Dataset records
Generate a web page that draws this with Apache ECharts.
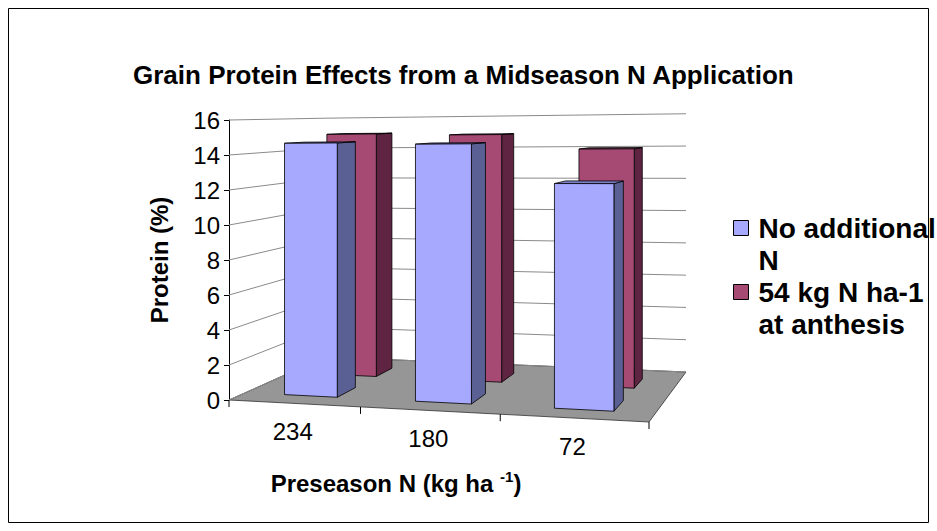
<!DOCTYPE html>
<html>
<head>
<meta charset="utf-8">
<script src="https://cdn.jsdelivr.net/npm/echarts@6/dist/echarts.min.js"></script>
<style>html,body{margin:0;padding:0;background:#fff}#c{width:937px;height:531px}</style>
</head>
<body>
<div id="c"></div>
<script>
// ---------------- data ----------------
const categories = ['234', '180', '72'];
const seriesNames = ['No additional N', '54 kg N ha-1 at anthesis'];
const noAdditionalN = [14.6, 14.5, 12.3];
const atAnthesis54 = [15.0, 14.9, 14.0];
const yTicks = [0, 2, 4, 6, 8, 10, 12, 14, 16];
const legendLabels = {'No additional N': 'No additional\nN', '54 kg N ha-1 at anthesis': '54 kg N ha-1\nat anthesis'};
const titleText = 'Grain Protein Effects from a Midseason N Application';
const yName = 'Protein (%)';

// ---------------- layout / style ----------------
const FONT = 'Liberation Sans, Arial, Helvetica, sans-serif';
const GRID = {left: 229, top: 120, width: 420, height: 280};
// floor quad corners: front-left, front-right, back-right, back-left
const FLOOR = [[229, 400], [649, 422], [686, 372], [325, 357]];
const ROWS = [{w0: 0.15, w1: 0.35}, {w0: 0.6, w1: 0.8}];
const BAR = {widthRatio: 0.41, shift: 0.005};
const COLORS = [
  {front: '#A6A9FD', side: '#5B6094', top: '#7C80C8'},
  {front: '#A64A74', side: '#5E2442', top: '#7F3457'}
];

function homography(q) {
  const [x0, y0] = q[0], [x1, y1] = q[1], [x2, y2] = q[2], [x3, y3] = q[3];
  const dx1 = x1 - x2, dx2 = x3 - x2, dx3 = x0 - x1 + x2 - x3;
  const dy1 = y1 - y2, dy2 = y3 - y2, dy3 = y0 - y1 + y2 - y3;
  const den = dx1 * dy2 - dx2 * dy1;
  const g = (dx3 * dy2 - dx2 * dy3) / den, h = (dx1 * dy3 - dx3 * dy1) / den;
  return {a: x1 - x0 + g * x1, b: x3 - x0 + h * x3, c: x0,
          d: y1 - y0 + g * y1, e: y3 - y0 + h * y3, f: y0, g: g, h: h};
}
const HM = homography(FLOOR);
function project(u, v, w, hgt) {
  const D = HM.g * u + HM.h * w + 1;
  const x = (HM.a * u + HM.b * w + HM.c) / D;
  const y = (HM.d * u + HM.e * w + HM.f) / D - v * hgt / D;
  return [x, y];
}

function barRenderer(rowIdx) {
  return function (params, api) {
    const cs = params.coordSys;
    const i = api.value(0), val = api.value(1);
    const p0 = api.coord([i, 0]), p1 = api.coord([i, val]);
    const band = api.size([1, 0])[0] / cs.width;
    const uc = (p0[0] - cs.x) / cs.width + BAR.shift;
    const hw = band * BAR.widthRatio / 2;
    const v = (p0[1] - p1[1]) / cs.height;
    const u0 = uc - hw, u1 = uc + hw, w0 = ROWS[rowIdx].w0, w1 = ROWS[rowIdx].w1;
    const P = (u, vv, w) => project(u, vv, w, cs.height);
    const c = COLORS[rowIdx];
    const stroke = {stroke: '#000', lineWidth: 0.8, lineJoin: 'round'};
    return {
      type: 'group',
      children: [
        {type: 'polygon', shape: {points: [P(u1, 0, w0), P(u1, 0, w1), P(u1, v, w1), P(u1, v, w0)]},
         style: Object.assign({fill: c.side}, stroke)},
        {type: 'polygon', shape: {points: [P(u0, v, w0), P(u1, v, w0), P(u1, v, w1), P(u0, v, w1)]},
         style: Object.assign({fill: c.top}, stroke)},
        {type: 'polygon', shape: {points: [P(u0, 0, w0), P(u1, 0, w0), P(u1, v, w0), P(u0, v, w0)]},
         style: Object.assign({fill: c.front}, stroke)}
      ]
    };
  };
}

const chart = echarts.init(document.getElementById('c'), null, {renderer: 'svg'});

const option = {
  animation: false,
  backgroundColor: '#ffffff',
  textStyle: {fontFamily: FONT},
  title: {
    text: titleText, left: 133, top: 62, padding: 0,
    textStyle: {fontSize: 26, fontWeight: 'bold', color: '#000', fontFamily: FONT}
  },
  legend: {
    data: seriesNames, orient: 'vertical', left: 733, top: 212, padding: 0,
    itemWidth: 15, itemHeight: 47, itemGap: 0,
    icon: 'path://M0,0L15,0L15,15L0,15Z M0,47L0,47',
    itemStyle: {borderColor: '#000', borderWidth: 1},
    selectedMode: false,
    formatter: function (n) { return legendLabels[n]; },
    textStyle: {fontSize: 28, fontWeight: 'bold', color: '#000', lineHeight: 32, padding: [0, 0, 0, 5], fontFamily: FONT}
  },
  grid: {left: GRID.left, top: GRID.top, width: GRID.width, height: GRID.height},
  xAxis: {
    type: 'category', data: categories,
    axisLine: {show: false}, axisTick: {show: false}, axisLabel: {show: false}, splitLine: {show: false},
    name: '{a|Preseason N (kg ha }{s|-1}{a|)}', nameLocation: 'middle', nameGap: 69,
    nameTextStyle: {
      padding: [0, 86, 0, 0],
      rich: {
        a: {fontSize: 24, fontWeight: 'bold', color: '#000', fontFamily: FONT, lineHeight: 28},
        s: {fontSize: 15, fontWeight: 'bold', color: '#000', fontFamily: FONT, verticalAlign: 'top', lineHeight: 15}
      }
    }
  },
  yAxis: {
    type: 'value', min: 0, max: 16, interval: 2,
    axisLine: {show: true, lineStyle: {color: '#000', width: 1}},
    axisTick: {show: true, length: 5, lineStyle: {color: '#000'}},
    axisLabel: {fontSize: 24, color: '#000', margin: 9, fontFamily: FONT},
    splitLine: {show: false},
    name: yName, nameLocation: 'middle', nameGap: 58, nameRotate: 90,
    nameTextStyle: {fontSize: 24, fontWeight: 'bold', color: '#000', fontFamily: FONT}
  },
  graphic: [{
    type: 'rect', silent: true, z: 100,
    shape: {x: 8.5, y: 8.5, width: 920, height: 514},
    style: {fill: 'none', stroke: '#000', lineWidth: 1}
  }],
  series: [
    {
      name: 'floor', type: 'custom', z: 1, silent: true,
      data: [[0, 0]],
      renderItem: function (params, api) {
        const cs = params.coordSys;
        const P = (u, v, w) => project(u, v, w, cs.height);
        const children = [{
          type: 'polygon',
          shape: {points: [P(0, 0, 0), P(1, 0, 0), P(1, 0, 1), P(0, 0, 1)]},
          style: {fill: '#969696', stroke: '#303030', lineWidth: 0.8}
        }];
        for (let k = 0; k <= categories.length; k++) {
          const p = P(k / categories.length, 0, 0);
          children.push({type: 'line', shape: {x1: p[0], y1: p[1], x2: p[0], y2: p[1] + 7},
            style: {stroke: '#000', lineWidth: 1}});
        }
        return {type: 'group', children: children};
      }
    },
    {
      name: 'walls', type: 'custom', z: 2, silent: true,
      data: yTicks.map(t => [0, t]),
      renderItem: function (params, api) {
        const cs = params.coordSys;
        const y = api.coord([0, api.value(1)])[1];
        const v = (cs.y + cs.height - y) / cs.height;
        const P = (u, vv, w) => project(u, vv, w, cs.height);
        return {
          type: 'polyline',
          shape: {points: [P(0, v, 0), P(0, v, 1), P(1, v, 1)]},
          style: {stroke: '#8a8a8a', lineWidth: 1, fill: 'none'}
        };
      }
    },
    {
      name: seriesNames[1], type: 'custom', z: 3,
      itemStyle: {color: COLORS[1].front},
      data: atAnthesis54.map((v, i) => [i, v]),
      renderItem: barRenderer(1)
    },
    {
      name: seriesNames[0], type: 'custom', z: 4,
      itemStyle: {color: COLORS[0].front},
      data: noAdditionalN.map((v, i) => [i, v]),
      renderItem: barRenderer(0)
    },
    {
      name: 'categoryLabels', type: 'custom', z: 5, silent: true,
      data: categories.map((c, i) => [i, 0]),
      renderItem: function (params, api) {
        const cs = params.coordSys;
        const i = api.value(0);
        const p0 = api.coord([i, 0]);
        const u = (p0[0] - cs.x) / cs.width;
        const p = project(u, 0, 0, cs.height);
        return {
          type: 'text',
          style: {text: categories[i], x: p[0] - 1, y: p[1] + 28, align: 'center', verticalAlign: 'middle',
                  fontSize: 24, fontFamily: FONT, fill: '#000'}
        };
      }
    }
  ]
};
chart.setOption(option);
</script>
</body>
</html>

* * *

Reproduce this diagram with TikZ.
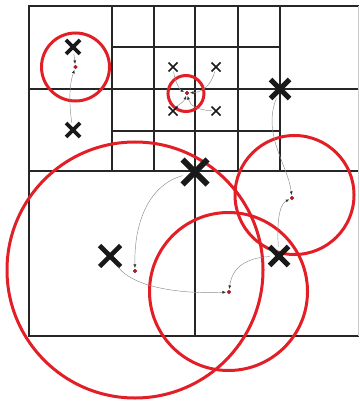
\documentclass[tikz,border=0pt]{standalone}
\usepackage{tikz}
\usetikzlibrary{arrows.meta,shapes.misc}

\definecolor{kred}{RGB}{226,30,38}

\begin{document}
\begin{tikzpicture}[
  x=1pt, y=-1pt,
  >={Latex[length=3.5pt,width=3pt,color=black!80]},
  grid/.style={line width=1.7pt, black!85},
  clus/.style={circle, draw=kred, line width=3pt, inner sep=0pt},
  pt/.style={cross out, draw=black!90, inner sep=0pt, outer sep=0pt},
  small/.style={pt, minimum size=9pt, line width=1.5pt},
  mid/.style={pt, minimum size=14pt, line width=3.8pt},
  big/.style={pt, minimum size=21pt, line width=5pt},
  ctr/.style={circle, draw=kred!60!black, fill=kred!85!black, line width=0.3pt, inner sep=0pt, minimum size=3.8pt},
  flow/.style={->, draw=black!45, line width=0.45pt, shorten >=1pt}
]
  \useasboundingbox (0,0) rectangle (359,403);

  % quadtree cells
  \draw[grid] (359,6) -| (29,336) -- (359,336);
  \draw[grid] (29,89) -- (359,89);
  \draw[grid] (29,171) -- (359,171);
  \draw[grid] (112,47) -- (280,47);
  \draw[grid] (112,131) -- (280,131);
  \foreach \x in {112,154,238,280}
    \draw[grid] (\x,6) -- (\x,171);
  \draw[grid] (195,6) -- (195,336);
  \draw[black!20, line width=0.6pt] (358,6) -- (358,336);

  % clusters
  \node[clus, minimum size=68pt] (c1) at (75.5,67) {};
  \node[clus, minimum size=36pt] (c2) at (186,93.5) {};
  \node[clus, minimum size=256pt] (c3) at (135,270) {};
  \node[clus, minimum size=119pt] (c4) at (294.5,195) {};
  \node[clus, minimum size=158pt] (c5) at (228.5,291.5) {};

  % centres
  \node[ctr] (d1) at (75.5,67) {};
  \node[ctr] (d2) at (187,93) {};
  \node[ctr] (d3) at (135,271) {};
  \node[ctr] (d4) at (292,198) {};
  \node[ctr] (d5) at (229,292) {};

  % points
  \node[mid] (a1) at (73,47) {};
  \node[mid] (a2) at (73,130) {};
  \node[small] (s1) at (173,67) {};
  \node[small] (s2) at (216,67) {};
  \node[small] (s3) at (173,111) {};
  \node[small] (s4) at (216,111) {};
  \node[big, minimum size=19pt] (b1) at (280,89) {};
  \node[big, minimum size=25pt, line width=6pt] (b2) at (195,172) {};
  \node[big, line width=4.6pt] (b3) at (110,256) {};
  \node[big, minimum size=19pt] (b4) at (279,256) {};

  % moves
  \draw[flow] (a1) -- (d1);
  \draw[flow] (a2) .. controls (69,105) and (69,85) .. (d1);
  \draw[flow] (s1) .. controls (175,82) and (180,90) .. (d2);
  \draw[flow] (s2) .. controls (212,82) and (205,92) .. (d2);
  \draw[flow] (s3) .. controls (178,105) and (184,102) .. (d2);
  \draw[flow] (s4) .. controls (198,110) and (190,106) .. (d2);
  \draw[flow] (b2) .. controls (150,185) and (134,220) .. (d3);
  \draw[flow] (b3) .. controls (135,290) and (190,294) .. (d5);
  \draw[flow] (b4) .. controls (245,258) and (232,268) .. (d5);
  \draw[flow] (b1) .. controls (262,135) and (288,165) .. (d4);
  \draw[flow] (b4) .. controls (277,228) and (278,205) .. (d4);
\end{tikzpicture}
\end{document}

* * *

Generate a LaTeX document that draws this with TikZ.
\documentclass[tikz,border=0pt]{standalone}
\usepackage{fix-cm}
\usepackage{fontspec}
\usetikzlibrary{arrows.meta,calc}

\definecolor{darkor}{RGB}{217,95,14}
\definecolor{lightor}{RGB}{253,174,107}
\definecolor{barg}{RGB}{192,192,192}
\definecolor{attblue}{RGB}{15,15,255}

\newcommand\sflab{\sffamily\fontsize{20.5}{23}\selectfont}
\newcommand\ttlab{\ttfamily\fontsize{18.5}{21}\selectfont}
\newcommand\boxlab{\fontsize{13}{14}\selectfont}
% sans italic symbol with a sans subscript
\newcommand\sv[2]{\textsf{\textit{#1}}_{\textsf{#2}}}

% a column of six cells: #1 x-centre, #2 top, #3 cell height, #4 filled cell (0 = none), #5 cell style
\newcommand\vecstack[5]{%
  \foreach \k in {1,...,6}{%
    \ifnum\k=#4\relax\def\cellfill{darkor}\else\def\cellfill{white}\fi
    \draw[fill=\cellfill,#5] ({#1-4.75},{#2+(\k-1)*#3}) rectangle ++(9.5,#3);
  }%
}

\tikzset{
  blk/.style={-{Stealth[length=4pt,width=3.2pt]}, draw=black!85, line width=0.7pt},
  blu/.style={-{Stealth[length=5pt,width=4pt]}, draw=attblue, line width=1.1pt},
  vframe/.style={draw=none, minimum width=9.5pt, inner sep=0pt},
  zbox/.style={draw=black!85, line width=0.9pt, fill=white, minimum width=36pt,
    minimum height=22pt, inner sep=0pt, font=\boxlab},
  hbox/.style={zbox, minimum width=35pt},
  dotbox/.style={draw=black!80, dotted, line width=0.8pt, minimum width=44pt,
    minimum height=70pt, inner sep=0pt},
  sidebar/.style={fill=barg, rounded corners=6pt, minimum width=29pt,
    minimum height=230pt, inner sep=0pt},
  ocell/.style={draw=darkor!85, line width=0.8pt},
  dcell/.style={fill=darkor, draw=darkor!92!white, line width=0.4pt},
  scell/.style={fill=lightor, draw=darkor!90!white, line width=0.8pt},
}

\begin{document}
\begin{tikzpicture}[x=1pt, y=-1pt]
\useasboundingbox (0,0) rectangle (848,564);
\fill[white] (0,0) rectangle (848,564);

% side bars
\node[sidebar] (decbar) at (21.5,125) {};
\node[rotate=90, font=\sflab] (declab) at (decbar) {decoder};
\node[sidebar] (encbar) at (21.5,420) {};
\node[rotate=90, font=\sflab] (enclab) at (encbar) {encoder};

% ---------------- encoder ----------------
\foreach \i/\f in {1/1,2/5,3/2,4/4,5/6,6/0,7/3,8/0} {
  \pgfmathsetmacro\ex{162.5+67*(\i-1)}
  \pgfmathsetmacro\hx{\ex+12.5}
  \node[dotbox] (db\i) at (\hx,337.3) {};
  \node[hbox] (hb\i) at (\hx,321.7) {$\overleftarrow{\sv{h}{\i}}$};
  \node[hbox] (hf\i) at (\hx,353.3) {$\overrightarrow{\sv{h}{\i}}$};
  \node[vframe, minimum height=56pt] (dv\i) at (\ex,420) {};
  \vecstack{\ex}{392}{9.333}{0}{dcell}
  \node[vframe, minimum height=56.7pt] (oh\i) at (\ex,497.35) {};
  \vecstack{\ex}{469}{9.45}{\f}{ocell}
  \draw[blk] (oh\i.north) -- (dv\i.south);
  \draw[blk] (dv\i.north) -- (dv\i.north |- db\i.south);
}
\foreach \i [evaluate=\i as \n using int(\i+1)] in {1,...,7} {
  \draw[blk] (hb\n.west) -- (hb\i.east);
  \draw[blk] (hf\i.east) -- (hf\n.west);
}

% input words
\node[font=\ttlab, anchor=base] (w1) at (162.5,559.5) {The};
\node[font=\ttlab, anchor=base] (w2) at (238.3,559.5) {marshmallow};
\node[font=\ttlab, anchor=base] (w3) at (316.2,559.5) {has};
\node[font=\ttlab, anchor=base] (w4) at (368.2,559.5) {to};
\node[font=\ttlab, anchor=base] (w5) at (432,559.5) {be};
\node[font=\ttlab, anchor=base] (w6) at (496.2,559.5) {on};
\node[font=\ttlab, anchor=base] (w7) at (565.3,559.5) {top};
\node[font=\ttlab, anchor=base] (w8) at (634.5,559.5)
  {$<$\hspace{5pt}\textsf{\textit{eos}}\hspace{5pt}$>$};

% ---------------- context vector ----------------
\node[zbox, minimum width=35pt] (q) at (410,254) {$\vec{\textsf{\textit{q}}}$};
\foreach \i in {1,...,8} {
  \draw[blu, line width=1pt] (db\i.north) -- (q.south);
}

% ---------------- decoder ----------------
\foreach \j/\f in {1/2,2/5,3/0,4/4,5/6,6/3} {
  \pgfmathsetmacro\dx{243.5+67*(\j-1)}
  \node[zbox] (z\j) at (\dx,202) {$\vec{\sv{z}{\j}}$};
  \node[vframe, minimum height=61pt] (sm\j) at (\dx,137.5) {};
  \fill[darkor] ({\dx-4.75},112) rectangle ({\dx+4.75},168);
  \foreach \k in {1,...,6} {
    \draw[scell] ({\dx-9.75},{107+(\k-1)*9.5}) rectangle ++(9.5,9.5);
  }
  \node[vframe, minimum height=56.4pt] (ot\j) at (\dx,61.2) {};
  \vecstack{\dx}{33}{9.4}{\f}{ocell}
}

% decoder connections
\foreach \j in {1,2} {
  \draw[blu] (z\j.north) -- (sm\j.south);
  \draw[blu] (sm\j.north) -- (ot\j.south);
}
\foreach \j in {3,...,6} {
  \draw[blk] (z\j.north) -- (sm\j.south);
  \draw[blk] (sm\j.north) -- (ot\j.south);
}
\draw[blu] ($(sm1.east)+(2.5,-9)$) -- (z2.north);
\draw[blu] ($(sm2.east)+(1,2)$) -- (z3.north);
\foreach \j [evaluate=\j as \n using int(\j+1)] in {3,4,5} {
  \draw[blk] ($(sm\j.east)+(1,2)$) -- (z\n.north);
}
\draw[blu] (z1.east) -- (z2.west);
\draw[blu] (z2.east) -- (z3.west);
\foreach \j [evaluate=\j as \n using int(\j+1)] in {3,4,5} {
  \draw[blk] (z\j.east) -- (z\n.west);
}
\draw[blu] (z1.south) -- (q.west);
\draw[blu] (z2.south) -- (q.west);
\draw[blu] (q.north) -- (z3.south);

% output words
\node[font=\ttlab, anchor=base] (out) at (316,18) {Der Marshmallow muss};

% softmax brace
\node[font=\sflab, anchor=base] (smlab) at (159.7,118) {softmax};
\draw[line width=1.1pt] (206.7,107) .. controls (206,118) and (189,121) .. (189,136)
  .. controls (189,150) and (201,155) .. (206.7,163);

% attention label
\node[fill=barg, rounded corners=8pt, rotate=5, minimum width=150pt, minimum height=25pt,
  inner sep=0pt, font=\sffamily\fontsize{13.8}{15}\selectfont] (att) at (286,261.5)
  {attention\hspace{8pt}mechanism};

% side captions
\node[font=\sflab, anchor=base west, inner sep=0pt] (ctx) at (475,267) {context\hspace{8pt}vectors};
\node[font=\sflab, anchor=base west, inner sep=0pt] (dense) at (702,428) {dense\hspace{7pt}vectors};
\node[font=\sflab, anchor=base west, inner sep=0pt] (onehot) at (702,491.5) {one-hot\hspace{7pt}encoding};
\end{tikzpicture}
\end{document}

**What you should do:**
Set down, exactly and alone, the run of lines from the line that has "Generate a LaTeX" to the line that has "font=\sflab] (enclab) at".

**Result for this task:**
Generate a LaTeX document that draws this with TikZ.
\documentclass[tikz,border=0pt]{standalone}
\usepackage{fix-cm}
\usepackage{fontspec}
\usetikzlibrary{arrows.meta,calc}

\definecolor{darkor}{RGB}{217,95,14}
\definecolor{lightor}{RGB}{253,174,107}
\definecolor{barg}{RGB}{192,192,192}
\definecolor{attblue}{RGB}{15,15,255}

\newcommand\sflab{\sffamily\fontsize{20.5}{23}\selectfont}
\newcommand\ttlab{\ttfamily\fontsize{18.5}{21}\selectfont}
\newcommand\boxlab{\fontsize{13}{14}\selectfont}
% sans italic symbol with a sans subscript
\newcommand\sv[2]{\textsf{\textit{#1}}_{\textsf{#2}}}

% a column of six cells: #1 x-centre, #2 top, #3 cell height, #4 filled cell (0 = none), #5 cell style
\newcommand\vecstack[5]{%
  \foreach \k in {1,...,6}{%
    \ifnum\k=#4\relax\def\cellfill{darkor}\else\def\cellfill{white}\fi
    \draw[fill=\cellfill,#5] ({#1-4.75},{#2+(\k-1)*#3}) rectangle ++(9.5,#3);
  }%
}

\tikzset{
  blk/.style={-{Stealth[length=4pt,width=3.2pt]}, draw=black!85, line width=0.7pt},
  blu/.style={-{Stealth[length=5pt,width=4pt]}, draw=attblue, line width=1.1pt},
  vframe/.style={draw=none, minimum width=9.5pt, inner sep=0pt},
  zbox/.style={draw=black!85, line width=0.9pt, fill=white, minimum width=36pt,
    minimum height=22pt, inner sep=0pt, font=\boxlab},
  hbox/.style={zbox, minimum width=35pt},
  dotbox/.style={draw=black!80, dotted, line width=0.8pt, minimum width=44pt,
    minimum height=70pt, inner sep=0pt},
  sidebar/.style={fill=barg, rounded corners=6pt, minimum width=29pt,
    minimum height=230pt, inner sep=0pt},
  ocell/.style={draw=darkor!85, line width=0.8pt},
  dcell/.style={fill=darkor, draw=darkor!92!white, line width=0.4pt},
  scell/.style={fill=lightor, draw=darkor!90!white, line width=0.8pt},
}

\begin{document}
\begin{tikzpicture}[x=1pt, y=-1pt]
\useasboundingbox (0,0) rectangle (848,564);
\fill[white] (0,0) rectangle (848,564);

% side bars
\node[sidebar] (decbar) at (21.5,125) {};
\node[rotate=90, font=\sflab] (declab) at (decbar) {decoder};
\node[sidebar] (encbar) at (21.5,420) {};
\node[rotate=90, font=\sflab] (enclab) at (encbar) {encoder};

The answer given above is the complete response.